» **What is being asked**
Each line containing the word "React" should be found and copied.

⟨

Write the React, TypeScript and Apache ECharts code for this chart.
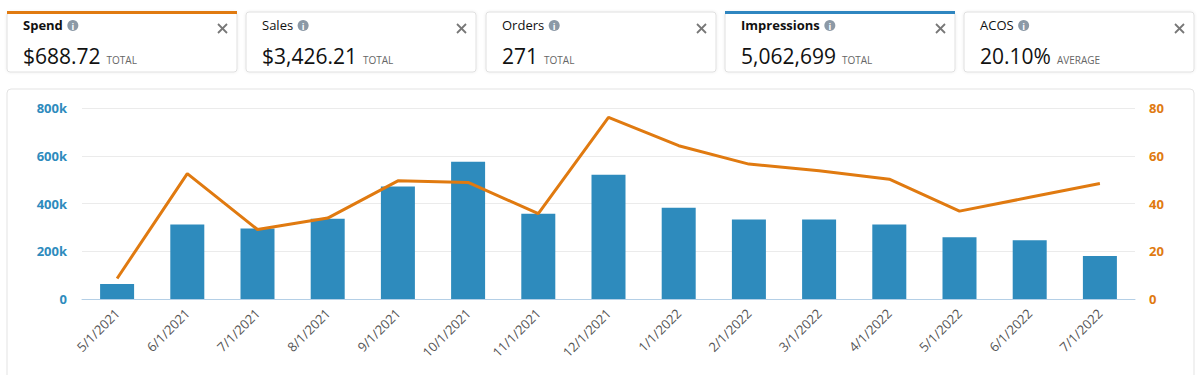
import React, { useEffect, useRef } from "react";
import * as echarts from "echarts";

const categories = [
  "5/1/2021", "6/1/2021", "7/1/2021", "8/1/2021", "9/1/2021", "10/1/2021", "11/1/2021",
  "12/1/2021", "1/1/2022", "2/1/2022", "3/1/2022", "4/1/2022", "5/1/2022", "6/1/2022", "7/1/2022",
];
const impressions = [
  63000, 312000, 295000, 336000, 471000, 575000, 357000,
  520000, 382000, 333000, 333000, 312000, 259000, 246000, 180000,
];
const spend = [8.6, 52.5, 29.1, 33.9, 49.5, 48.8, 35.8, 76.1, 64.2, 56.5, 53.7, 50.2, 36.8, 42.6, 48.4];

const cardTitles = ["Spend", "Sales", "Orders", "Impressions", "ACOS"];
const cardValues = ["$688.72", "$3,426.21", "271", "5,062,699", "20.10%"];
const cardUnits = ["TOTAL", "TOTAL", "TOTAL", "TOTAL", "AVERAGE"];
const cardSelected = [true, false, false, true, false];

const BLUE = "#2e8bbd";
const ORANGE = "#e07a10";
const FONT = "'Open Sans', 'Noto Sans', sans-serif";

export default function App() {
  const ref = useRef<HTMLDivElement>(null);
  useEffect(() => {
    document.body.style.margin = "0";
    const chart = echarts.init(ref.current!, null, { renderer: "svg" });

    const cvs = document.createElement("canvas");
    const ctx = cvs.getContext("2d")!;

    const graphics: any[] = [];
    graphics.push({
      type: "rect",
      shape: { x: 7, y: 89, width: 1187, height: 300, r: 4 },
      style: { fill: "#fff", stroke: "#e3e3e3", lineWidth: 1 },
      z: -10,
    });
    const cardW = 230;
    cardTitles.forEach((t, i) => {
      const x = Math.round(7 + i * 239.3);
      const sel = cardSelected[i];
      graphics.push({
        type: "rect",
        shape: { x, y: 12, width: cardW, height: 60, r: 3 },
        style: { fill: "#fff", stroke: "#e0e0e0", lineWidth: 1, shadowBlur: 3, shadowColor: "rgba(0,0,0,0.08)" },
        z: -10,
      });
      if (sel) {
        graphics.push({
          type: "rect",
          shape: { x, y: 11, width: cardW, height: 3 },
          style: { fill: i === 0 ? ORANGE : "#2f86c0" },
        });
      }
      const titleFont = `${sel ? "bold" : "normal"} 13px ${FONT}`;
      graphics.push({
        type: "text",
        x: x + 16,
        y: 25,
        style: { text: t, font: titleFont, fill: "#111", verticalAlign: "middle" },
      });
      ctx.font = titleFont;
      const w = ctx.measureText(t).width;
      const cx = x + 16 + w + 10;
      graphics.push({ type: "circle", shape: { cx, cy: 25.5, r: 5.5 }, style: { fill: "#8c99a6" } });
      graphics.push({
        type: "text",
        x: cx,
        y: 26,
        style: { text: "i", font: `bold 9px ${FONT}`, fill: "#fff", align: "center", verticalAlign: "middle" },
      });
      graphics.push({
        type: "line",
        shape: { x1: x + 211, y1: 24, x2: x + 220, y2: 33 },
        style: { stroke: "#777", lineWidth: 1.8 },
      });
      graphics.push({
        type: "line",
        shape: { x1: x + 220, y1: 24, x2: x + 211, y2: 33 },
        style: { stroke: "#777", lineWidth: 1.8 },
      });
      const valFont = `normal 21px ${FONT}`;
      ctx.font = valFont;
      const vw = ctx.measureText(cardValues[i]).width;
      graphics.push({
        type: "text",
        x: x + 16,
        y: 56,
        style: { text: cardValues[i], font: valFont, fill: "#111", verticalAlign: "middle" },
      });
      graphics.push({
        type: "text",
        x: x + 16 + vw + 6,
        y: 59.5,
        style: { text: cardUnits[i], font: `normal 10px ${FONT}`, fill: "#666", verticalAlign: "middle" },
      });
    });

    chart.setOption({
      animation: false,
      graphic: graphics,
      grid: { left: 82, right: 65, top: 108, bottom: 76, containLabel: false },
      xAxis: {
        type: "category",
        data: categories,
        axisTick: { show: false },
        axisLine: { lineStyle: { color: "#b4cfe6", width: 1 } },
        axisLabel: { rotate: 45, color: "#555", fontSize: 13, fontFamily: FONT, margin: 12, interval: 0 },
      },
      yAxis: [
        {
          type: "value",
          min: 0,
          max: 800000,
          interval: 200000,
          axisLabel: {
            color: BLUE,
            fontWeight: "bold",
            fontSize: 13,
            fontFamily: FONT,
            margin: 15,
            formatter: (v: number) => (v === 0 ? "0" : v / 1000 + "k"),
          },
          splitLine: { lineStyle: { color: "#ebebeb" } },
          axisLine: { show: false },
          axisTick: { show: false },
        },
        {
          type: "value",
          min: 0,
          max: 80,
          interval: 20,
          position: "right",
          axisLabel: { color: ORANGE, fontWeight: "bold", fontSize: 13, fontFamily: FONT, margin: 14 },
          splitLine: { show: false },
          axisLine: { show: false },
          axisTick: { show: false },
        },
      ],
      series: [
        {
          name: "Impressions",
          type: "bar",
          data: impressions,
          barWidth: 34,
          itemStyle: { color: BLUE },
          yAxisIndex: 0,
        },
        {
          name: "Spend",
          type: "line",
          data: spend,
          yAxisIndex: 1,
          symbol: "none",
          lineStyle: { color: ORANGE, width: 3 },
          z: 5,
        },
      ],
    });

    return () => chart.dispose();
  }, []);
  return <div ref={ref} style={{ width: 1200, height: 375 }} />;
}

⟩

» **Answer to this exercise**
Write the React, TypeScript and Apache ECharts code for this chart.
import React, { useEffect, useRef } from "react";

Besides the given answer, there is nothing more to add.